= I Know You Rider =

Traditional blues song

"I Know You Rider" (also "Woman Blues" and "I Know My Rider") is a traditional blues song that has been adapted by numerous artists. It has appeared in folk, country, and rock guises.

==Blues origins==
Modern versions can be traced back to Blind Lemon Jefferson's "Deceitful Brownskin Blues", which was released as a single in 1927. It appears in a 1934 book, American Ballads and Folk Songs, by the noted father-and-son musicologists and folklorists John Lomax and Alan Lomax. The book notes that "An eighteen-year-old black girl, in prison for murder, sang the song and the first stanza of these blues." The Lomaxes then added a number of verses from other sources and named it "Woman Blue". The music and melody are similar to Lucille Bogan's "B.D. Woman Blues" (c. 1935), although the lyrics are completely different.

==Folk rediscovery==
By the mid-1950s, traditional musician Bob Coltman had found the song in the American Ballads and Folk Songs book and began singing an arrangement of it that he performed in folk circles around Philadelphia and Boston circa 1957-1960. In 1959, Coltman taught it to Tossi Aaron who recorded a version in 1960 for her album Tossi Sings Folk Songs & Ballads on Prestige International. Joan Baez recorded a version for her self-titled 1960 debut album on Vanguard Records, but the track was not released until a 2001 CD re-issue of the album.

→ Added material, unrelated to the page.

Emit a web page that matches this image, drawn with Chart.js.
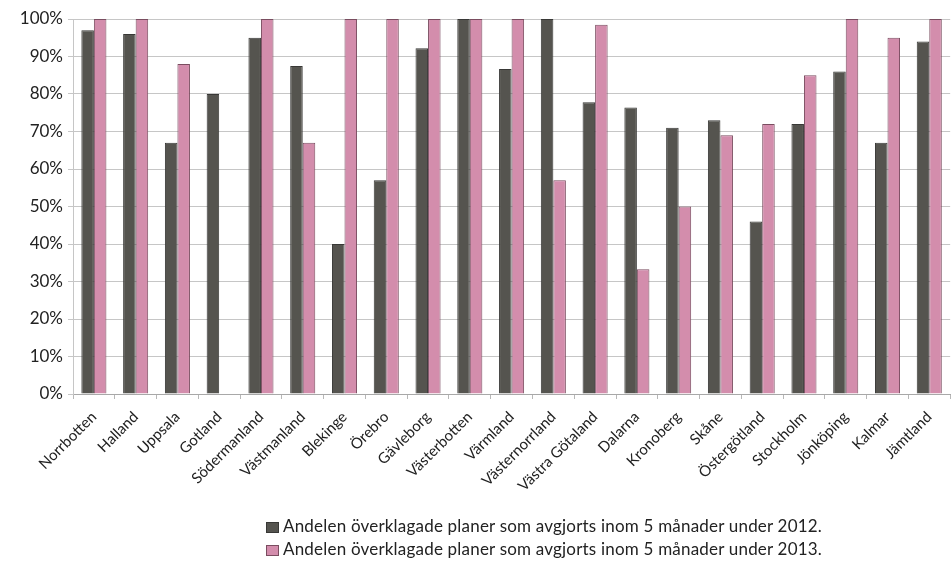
<!DOCTYPE html>
<html>
<head>
<meta charset="utf-8">
<script src="https://cdn.jsdelivr.net/npm/chart.js@4"></script>
<style>
  html, body { margin: 0; padding: 0; background: #fff; overflow: hidden; }
  #wrap { position: relative; width: 951px; height: 564px; }
  #legend { position: absolute; left: 266px; top: 514px; font-family: Lato, "Open Sans", sans-serif; font-size: 17px; letter-spacing: 0.2px; color: #222; }
  #legend div { height: 23px; line-height: 23px; white-space: nowrap; }
  #legend span.box { display: inline-block; width: 13px; height: 11px; margin-right: 4px; vertical-align: -1px; box-sizing: border-box; }
</style>
</head>
<body>
<div id="wrap">
  <canvas id="c" width="951" height="564"></canvas>
  <div id="legend"></div>
</div>
<script>
const lan = ['Norrbotten', 'Halland', 'Uppsala', 'Gotland', 'Södermanland', 'Västmanland', 'Blekinge',
  'Örebro', 'Gävleborg', 'Västerbotten', 'Värmland', 'Västernorrland', 'Västra Götaland', 'Dalarna',
  'Kronoberg', 'Skåne', 'Östergötland', 'Stockholm', 'Jönköping', 'Kalmar', 'Jämtland'];

const andel2012 = [97, 96, 67, 80, 95, 87.5, 40, 57, 92.2, 100, 86.7, 100, 77.8, 76.4, 71, 73, 46, 72, 86, 67, 94];
const andel2013 = [100, 100, 88, 0, 100, 67, 100, 100, 100, 100, 100, 57, 98.5, 33.3, 50, 69, 72, 85, 100, 95, 100];

const label2012 = 'Andelen överklagade planer som avgjorts inom 5 månader under 2012.';
const label2013 = 'Andelen överklagade planer som avgjorts inom 5 månader under 2013.';

const yTicks = [0, 10, 20, 30, 40, 50, 60, 70, 80, 90, 100];

const font = 'Lato, "Open Sans", sans-serif';

const chart = new Chart(document.getElementById('c').getContext('2d'), {
    type: 'bar',
    data: {
        labels: lan,
        datasets: [
            { label: label2012, data: andel2012, backgroundColor: '#55544f', borderColor: '#383836', borderWidth: 1 },
            { label: label2013, data: andel2013, backgroundColor: '#d38dac', borderColor: '#7a4d60', borderWidth: 1 }
        ]
    },
    options: {
        responsive: false,
        animation: false,
        categoryPercentage: 0.6,
        barPercentage: 1.0,
        layout: { padding: { top: 19, right: 0, left: 0, bottom: 0 } },
        plugins: {
            legend: { display: false },
            tooltip: { enabled: false }
        },
        scales: {
            x: {
                afterFit: s => { s.height = 170; },
                grid: { offset: true, drawOnChartArea: false, drawTicks: true, tickLength: 5, color: '#b8b8b8' },
                border: { color: '#a8a8a8' },
                ticks: {
                    maxRotation: 45, minRotation: 45, autoSkip: false, padding: 9,
                    color: '#222', font: { family: font, size: 15 }
                }
            },
            y: {
                min: 0, max: 100,
                afterFit: s => { s.width = 73; },
                afterBuildTicks: s => { s.ticks = yTicks.map(v => ({ value: v })); },
                grid: { color: '#c6c6c6', tickLength: 5 },
                border: { color: '#c6c6c6' },
                ticks: {
                    color: '#222', padding: 5,
                    font: { family: font, size: 17 },
                    callback: v => v + '%'
                }
            }
        }
    }
});

// legend, one entry per row under the chart
const legendEl = document.getElementById('legend');
chart.data.datasets.forEach(ds => {
    const row = document.createElement('div');
    const box = document.createElement('span');
    box.className = 'box';
    box.style.background = ds.backgroundColor;
    box.style.border = '1px solid ' + ds.borderColor;
    row.appendChild(box);
    row.appendChild(document.createTextNode(ds.label));
    legendEl.appendChild(row);
});
</script>
</body>
</html>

Throughout the early 1960s, the song gained popularity due to folk performers, most notably the Kingston Trio, who included the song "Rider" on their album Sunny Side! in 1963; it was also recorded by the Big 3, an American folk trio that featured Cass Elliot. Folk singer Judy Roderick also recorded a version of the song under the title "Woman Blue" and it became the title track of her second album, recorded and released by Vanguard in 1965. British folk singer John Renbourn recorded a version of the song (titled "I Know My Babe") and it was included on his 1967 solo album, Another Monday.

==Early rock performances and recordings==
By the mid-1960s, rock acts had begun to perform and record the song. The Astronauts released a version on their 1967 album, Travelin' Men. Folk rock band the Byrds recorded the song during 1966, under the title "I Know My Rider (I Know You Rider)", but their version remained unreleased until 1987, when it was included on the archival Never Before album. It was later included as a bonus track on the expanded CD edition of the Byrds' Fifth Dimension album. The Byrds also performed the song at the Monterey International Pop Festival in June 1967, though that performance was only officially released in 2024.

James Taylor recorded the song as "Circle Round the Sun" on his 1968 debut album James Taylor). Big Brother and the Holding Company, featuring Janis Joplin, performed it in concert and a rendition from 1966 was released in 1984 on the live album Cheaper Thrills. Blues rock duo Hot Tuna included a version of the song titled "Know You Rider" on their debut live album, Hot Tuna, and have played the song live many times since.

The song was a staple of the Grateful Dead's live shows from the beginning of the band's existence in 1965. According to author David R. Shumway, the band's adoption of the song represented the forging of a bridge between their psychedelic music and their more traditional country and folk material. It was often performed by the band as a connecting song from "China Cat Sunflower" and this combination was featured on their 1972 triple live album Europe '72. The Grateful Dead's segue approach to the song was later used by Bruce Hornsby and the Range in the late 1980s, with "I Know You Rider" following their song, "The Red Plains".

The progressive bluegrass group The Seldom Scene recorded it as "Rider" on their 1973 album Act III. The Dutch progressive rock band Galaxy-Lin released a version of the song (titled "I Know My Baby") on their 1975 album, G.

==Later appearances==
The song was also covered by reggae/rock fusion artists Slightly Stoopid on their 2008 album Slightly Not Stoned Enough to Eat Breakfast Yet Stoopid and Big House on their 2008 Never Ending Train album. It has also been partially covered by experimental folk band Akron/Family. The International Tussler Society, a band of key members of the Norwegian prog-rock band Motorpsycho, has also recorded a version, available on the album The Tussler – Original Motion Picture Soundtrack (1994/1996). The album was the soundtrack to a fictional Spaghetti Western by non-existent director Theo Buhara. Its country rock sound marked a drastic departure from the earlier Motorpsycho-related records.
Marty Stuart and His Fabulous Superlatives often opened their concerts with "I Know You(r) Rider" between 2015 and 2017, and continued to perform it live as of late 2021.